To download all data from your R2 storage to a local directory, use the command below. The first download may take some time depending on your internet speed and the data volume, but subsequent backups to the same directory should be much faster as only new or changed files would be downloaded.

Note that the sync command will delete files in the destination directory that are not present in the source directory. It's recommended to use the --dry-run flag first to preview what files would be affected.

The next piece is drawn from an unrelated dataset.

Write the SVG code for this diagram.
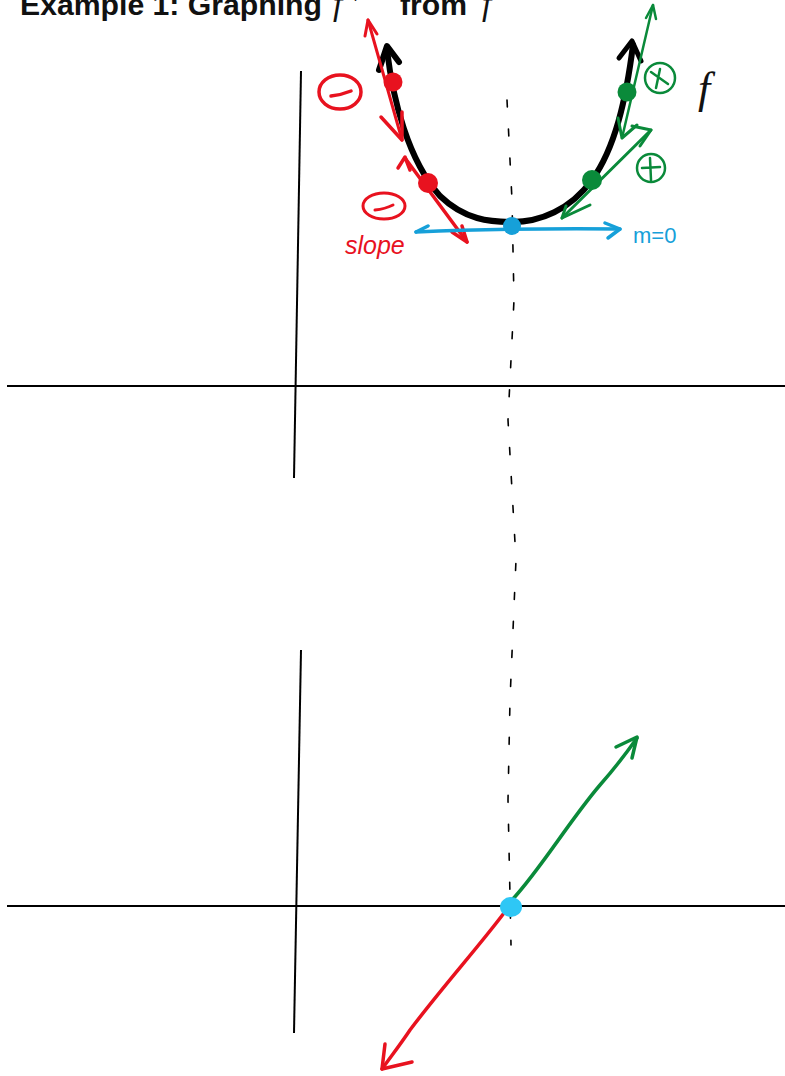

After you've checked the result, you can run the command again without that flag to actually sync the files.

rclone sync --dry-run seastats-r2:seastats-api-prod {YOUR_LOCAL_BACKUP_DIRECTORY}

Rclone can sync to a variety of destinations, including other cloud storage providers, so you can use it to back up your data to multiple locations.

Roadmap (ideas for future development)

  • Make use of Cloudflare D1 and an ORM such as Drizzle
    • Improve data access performance
    • Simplify code
    • Remove/reduce need for validation/casting/rebuilding JSON data
  • Use a validation library such as JOI instead of custom code
  • Provide resampled versions of images suitable for user's screen
  • Make use of Cloudflare's cache API to set a TTL on requests that don't include an API key
    • This should allow near-instantaneous subsequent JSON responses and faster image and audio loading
  • Better password-protection solution for organisation data
    • This currently is only a rudimentary implementation and potentially insecure.